The league is hosting the meetings as part of the process to decide which team or teams get to relocate to the nation’s second-largest market, which has been without a franchise since the Rams moved to St. Louis in 1995.

As far as what is said at the hearing in St. Louis, ”That’s up to the fans,” NFL spokesman Brian McCarthy said.

”The purpose is to help the 32 clubs better understand the dynamics of those three markets before any decision is made about potential relocation,” McCarthy said.

The NFL capped the number of participants at roughly 1,500 for each market, partly because the venues in Oakland and San Diego are smaller than the ornate 3,100-seat Peabody.

The majority of the 1,500 participants are season-ticket holders. Those who speak will have up to three minutes. No signs will be allowed.

League officials, including Eric Grubman, the NFL’s executive vice president who has been the point person on relocation issues, will be on hand to answer questions.

McCarthy said none of the three teams has officially applied for relocation, and aren’t expected to until the regular season ends. Three-fourths of owners, or at least 24 of the 32, must approve relocation.

The Rams have had their glory days in St. Louis, including a Super Bowl win in 2000 and a return to the Super Bowl two years later. Those ”Greatest Show on Turf” teams played before sold-out crowds so loud opposing teams complained their players couldn’t hear the quarterback’s signals.

In fact, the Edward Jones Dome was sold out for every game from the team’s arrival until December 2006.

Bad play and bad vibes resulted in a downward spiral.

The Rams haven’t had a winning record since 2003. The 20-year-old dome became outdated by NFL standards and a less-than-enticing venue. When the Rams and the dome operators couldn’t reach agreement on a renovation plan, Kroenke looked West, further souring relations with fans who feel jilted and fear becoming two-time NFL losers – the Cardinals bolted for Phoenix in 1987.
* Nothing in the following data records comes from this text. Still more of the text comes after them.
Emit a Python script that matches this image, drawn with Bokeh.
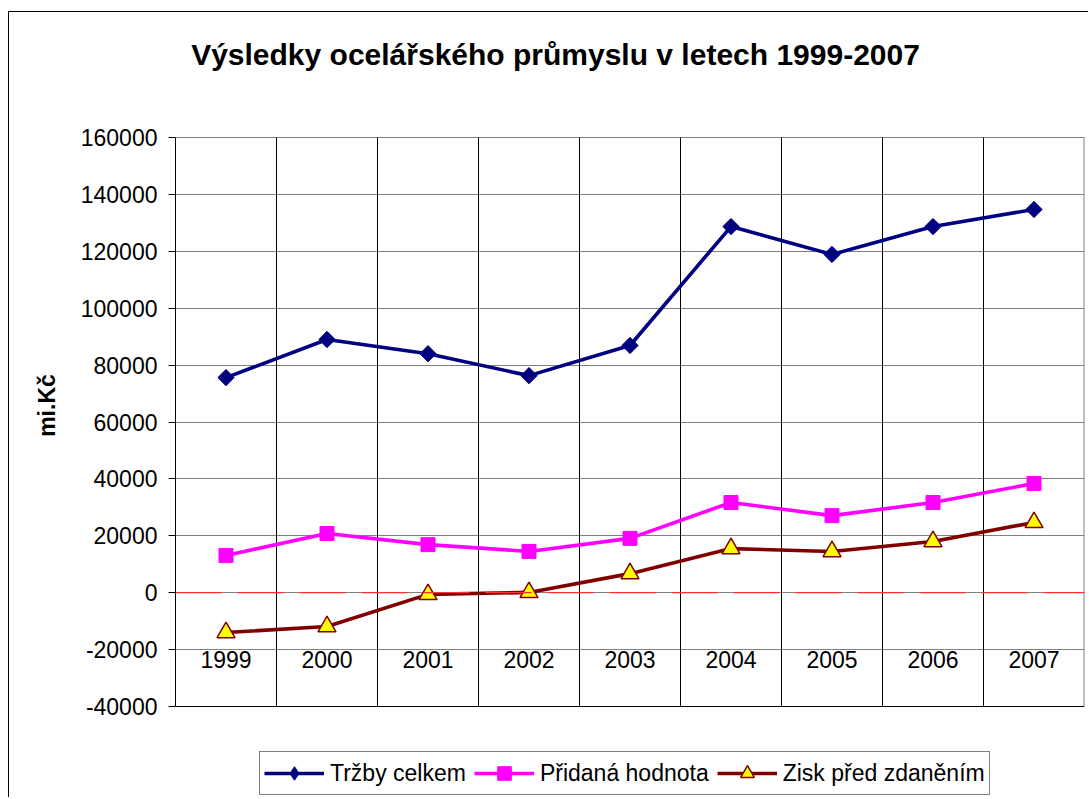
from bokeh.plotting import figure
from bokeh.models import (Range1d, FixedTicker, Span, Legend, LegendItem, Label,
                          NumeralTickFormatter)
from bokeh.core.properties import value
from bokeh.embed import file_html
from bokeh.resources import INLINE
import math

# ---- data ----
years = [1999, 2000, 2001, 2002, 2003, 2004, 2005, 2006, 2007]
year_labels = [str(y) for y in years]
trzby = [75600, 89000, 84000, 76300, 86900, 128700, 118900, 128700, 134700]
pridana = [13100, 20800, 16900, 14500, 19100, 31700, 27100, 31700, 38400]
zisk = [-14000, -11900, -600, 100, 6700, 15500, 14500, 18000, 24700]
y_ticks = [-40000, -20000, 0, 20000, 40000, 60000, 80000, 100000, 120000, 140000, 160000]

title_text = "Výsledky ocelářského průmyslu v letech 1999-2007"
y_label = "mi.Kč"
names = ["Tržby celkem", "Přidaná hodnota", "Zisk před zdaněním"]

FONT = "Liberation Sans"
FS = "23px"

# ---- layout geometry (pixels) ----
W, H = 1080, 786          # canvas size
PLOT_TOP, PLOT_BOTTOM = 125, 694   # value box inside canvas (px from canvas top)
ymin, ymax = y_ticks[0], y_ticks[-1]
upp = (ymax - ymin) / (PLOT_BOTTOM - PLOT_TOP)   # units per pixel
y_start = ymin - (H - PLOT_BOTTOM) * upp
y_end = ymax + PLOT_TOP * upp

p = figure(width=W, height=H, output_backend="svg", toolbar_location=None,
           x_range=Range1d(years[0] - 0.5, years[-1] + 0.5),
           y_range=Range1d(y_start, y_end),
           x_axis_location=None,
           min_border_left=166, min_border_right=5, min_border_top=0,
           min_border_bottom=0)
p.styles = {"margin-left": "8px", "margin-top": "11px",
            "border-left": "1px solid black", "border-top": "1px solid black"}
p.outline_line_color = None
p.background_fill_color = "white"
p.border_fill_color = "white"

# y axis
p.yaxis.ticker = FixedTicker(ticks=y_ticks)
p.yaxis.bounds = (ymin, ymax)
p.yaxis.formatter = NumeralTickFormatter(format="0")
p.yaxis.axis_line_color = "black"
p.yaxis.major_tick_line_color = "black"
p.yaxis.major_tick_out = 7
p.yaxis.major_tick_in = 0
p.yaxis.minor_tick_line_color = None
p.yaxis.major_label_standoff = 11
p.yaxis.major_label_text_font = FONT
p.yaxis.major_label_text_font_size = FS
p.yaxis.major_label_text_color = "black"
p.yaxis.axis_label = y_label
p.yaxis.axis_label_text_font = FONT
p.yaxis.axis_label_text_font_size = FS
p.yaxis.axis_label_text_font_style = "bold"
p.yaxis.axis_label_text_color = "black"
p.yaxis.axis_label_standoff = 18

# grids
p.xgrid.grid_line_color = None
p.ygrid.ticker = FixedTicker(ticks=y_ticks)
p.ygrid.grid_line_color = "#808080"
p.ygrid.grid_line_width = 1

sep = [y + 0.5 for y in years[:-1]]
p.segment(x0=sep, y0=[ymin] * len(sep), x1=sep, y1=[ymax] * len(sep),
          line_color="black", line_width=1)
p.segment(x0=[years[-1] + 0.5], y0=[ymin], x1=[years[-1] + 0.5], y1=[ymax],
          line_color="#808080", line_width=2)
p.segment(x0=[years[0] - 0.5], y0=[ymin], x1=[years[-1] + 0.5], y1=[ymin],
          line_color="black", line_width=1)

# zero line
p.add_layout(Span(location=0, dimension="width", line_color="#FF3030",
                  line_width=1.2, line_dash="46 16"))

# category labels
p.text(x=years, y=[y_ticks[1]] * len(years), text=year_labels,
       text_font=value(FONT), text_font_size=FS, text_color="black",
       text_align="center", text_baseline="top", y_offset=1)

# series
l1 = p.line(years, trzby, line_color="#000080", line_width=3.6)
d1 = p.scatter(years, trzby, marker="diamond", size=14,
               fill_color="#000080", line_color="#000080")
m1 = p.scatter(years, trzby, marker="square", size=11.5, angle=math.pi / 4,
               fill_color="#000080", line_color="#000080")
l2 = p.line(years, pridana, line_color="#FF00FF", line_width=3.6)
m2 = p.scatter(years, pridana, marker="square", size=14,
               fill_color="#FF00FF", line_color="#FF00FF")
l3 = p.line(years, zisk, line_color="#800000", line_width=3.6)
m3 = p.scatter(years, zisk, marker="triangle", size=18,
               fill_color="#FFFF00", line_color="#800000", line_width=1.5)

legend = Legend(items=[LegendItem(label=names[0], renderers=[l1, d1]),
                       LegendItem(label=names[1], renderers=[l2, m2]),
                       LegendItem(label=names[2], renderers=[l3, m3])],
                orientation="horizontal", location=(84, 3),
                label_text_font=FONT, label_text_font_size=FS,
                label_text_color="black",
                glyph_width=60, glyph_height=34, label_standoff=6,
                spacing=8, padding=4, margin=0,
                border_line_color="black", border_line_width=1,
                background_fill_color="white", background_fill_alpha=1)
p.add_layout(legend, "center")

# title
p.add_layout(Label(x=380, y=H - 42, x_units="screen", y_units="screen",
                   text=title_text, text_font=FONT, text_font_size="30px",
                   text_font_style="bold", text_align="center",
                   text_baseline="middle", text_color="black"))

open("out.html", "w").write(file_html(p, INLINE))
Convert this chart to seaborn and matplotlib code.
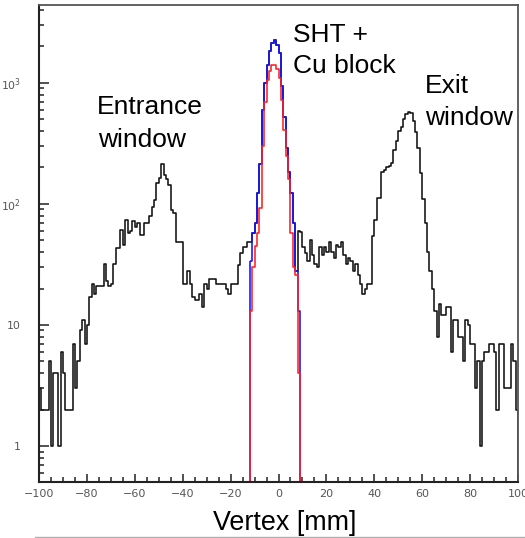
import numpy as np
import pandas as pd
import matplotlib
matplotlib.use("Agg")
import matplotlib.pyplot as plt
import seaborn as sns
from matplotlib.ticker import FixedLocator, MultipleLocator, NullFormatter, FixedFormatter
from matplotlib.lines import Line2D

# ---------------- data (1 mm bins) ----------------
bin_edges = list(range(-100, 101))          # full range edges
peak_edges = list(range(-12, 10))           # SHT + Cu block region edges

# all events, bins -100 ... -13
black_left = [3, 2, 2, 2, 5, 1, 4, 4, 1, 6,
              4, 2, 2, 2, 7, 3, 5, 9, 11, 7,
              10, 17, 22, 18, 21, 21, 21, 32, 23, 21,
              22, 32, 43, 43, 61, 46, 74, 57, 60, 72,
              65, 70, 55, 55, 70, 70, 80, 95, 108, 149,
              163, 214, 173, 160, 144, 89, 84, 48, 48, 48,
              22, 22, 28, 22, 17, 16, 16, 18, 14, 22,
              20, 24, 24, 24, 22, 22, 22, 22, 20, 18,
              22, 22, 22, 31, 39, 44, 44, 48]
# all events, bins -12 ... 8
black_mid = [48, 57, 70, 123, 215, 600, 1000, 1400, 1850, 2150, 2250,
             2050, 1750, 950, 520, 290, 185, 123, 70, 28, 60]
# all events, bins 9 ... 99
black_right = [59, 44, 39, 34, 50, 38, 32, 30, 44, 38, 44, 40,
               48, 40, 36, 46, 44, 48, 38, 32, 36, 34,
               28, 32, 26, 22, 18, 20, 22, 22, 54, 74,
               112, 112, 185, 190, 200, 205, 218, 280, 330, 400,
               430, 500, 550, 580, 560, 480, 390, 290, 180, 110,
               70, 40, 28, 20, 13, 8, 15, 12, 12, 14,
               14, 6, 11, 11, 8, 8, 5, 11, 10, 7,
               7, 3, 5, 1, 5, 6, 6, 7, 7, 6,
               2, 7, 7, 3, 3, 3, 7, 5, 2]
# SHT + Cu block (blue) and selected (red), bins -12 ... 8
blue_counts = [34, 57, 70, 123, 215, 600, 1000, 1400, 1850, 2150, 2250,
               2050, 1750, 950, 520, 290, 185, 123, 70, 28, 13]
red_counts = [13, 30, 45, 57, 93, 300, 700, 1050, 1250, 1400, 1400,
              1300, 1100, 720, 410, 250, 160, 58, 30, 26, 4]

y_tick_values = [1, 10, 100, 1000]
y_tick_labels = ["1", "10", r"$10^{2}$", r"$10^{3}$"]

black_counts = black_left + black_mid + black_right

edges_all = np.array(bin_edges, dtype=float)
edges_pk = np.array(peak_edges, dtype=float)
df_all = pd.DataFrame({"vertex": 0.5 * (edges_all[:-1] + edges_all[1:]),
                       "counts": black_counts})
df_pk = pd.DataFrame({"vertex": 0.5 * (edges_pk[:-1] + edges_pk[1:]),
                      "blue": blue_counts, "red": red_counts})

# ---------------- figure ----------------
W, H = 525, 538
fig = plt.figure(figsize=(W / 100, H / 100), dpi=100)
fig.patch.set_facecolor("white")
L, R, T, B = 39, 518, 5, 482
ax = fig.add_axes([L / W, 1 - B / H, (R - L) / W, (B - T) / H])
ax.set_yscale("log")

common = dict(element="step", fill=True, facecolor="none", linewidth=1.15, ax=ax)
sns.histplot(data=df_all, x="vertex", weights="counts", bins=bin_edges,
             color="#111111", **common)
sns.histplot(data=df_pk, x="vertex", weights="blue", bins=peak_edges,
             color="#1414ff", **common)
sns.histplot(data=df_pk, x="vertex", weights="red", bins=peak_edges,
             color="#ff2020", **common)

ax.set_xlim(-100, 100)
ax.set_ylim(0.504, 4400)
ax.set_xlabel("")
ax.set_ylabel("")

# ticks (ROOT-like, inward)
ax.xaxis.set_major_locator(MultipleLocator(20))
ax.xaxis.set_minor_locator(MultipleLocator(5))
ax.yaxis.set_major_locator(FixedLocator(y_tick_values))
ax.yaxis.set_major_formatter(FixedFormatter(y_tick_labels))
minors = [m * 10.0 ** e for e in range(-1, 4) for m in range(2, 10)]
minors = [v for v in minors if 0.5 <= v <= 4400]
ax.yaxis.set_minor_locator(FixedLocator(minors))
ax.yaxis.set_minor_formatter(NullFormatter())

ax.tick_params(axis="both", which="both", direction="in", top=False, right=False,
               colors="#222222", labelcolor="#555555", width=1.1)
ax.tick_params(axis="x", which="major", length=6, pad=5, labelsize=8)
ax.tick_params(axis="x", which="minor", length=3.5)
ax.tick_params(axis="y", which="major", length=7, pad=13, labelsize=7.8)
ax.tick_params(axis="y", which="minor", length=3.5)
for lab in ax.get_xticklabels() + ax.get_yticklabels():
    lab.set_fontfamily("DejaVu Sans")

for side in ["left", "bottom"]:
    ax.spines[side].set_linewidth(1.5)
    ax.spines[side].set_color("#222222")
for side in ["top", "right"]:
    ax.spines[side].set_linewidth(1.3)
    ax.spines[side].set_color("#555555")

# annotations (pixel positions -> figure fraction)
def ftext(x, y, s, size=19, **kw):
    fig.text(x / W, 1 - y / H, s, fontsize=size, family="Liberation Sans",
             color="black", va="baseline", **kw)

ftext(97, 114.5, "Entrance")
ftext(98, 147, "window")
ftext(293, 42, "SHT +")
ftext(293, 73, "Cu block")
ftext(425, 93, "Exit")
ftext(425, 125, "window")
ftext(285, 530, "Vertex [mm]", size=19.4, ha="center")

fig.add_artist(Line2D([35 / W, 1.0], [1 - 536.5 / H, 1 - 536.5 / H],
                      transform=fig.transFigure, color="#b0b0b0", linewidth=1.0))

fig.savefig("out.png", dpi=100, facecolor="white")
Over the past year, a St. Louis stadium task force appointed by Gov. Jay Nixon has laid out plans for a new $1 billion open-air stadium along the Mississippi River near the Gateway Arch. The project would be funded with a combination of public money, funds from the NFL, and from the owner. Kroenke and the Rams have not commented about the viability of the project.

Organizers have said the goal is to keep the NFL in St. Louis – if not the Rams, some other team.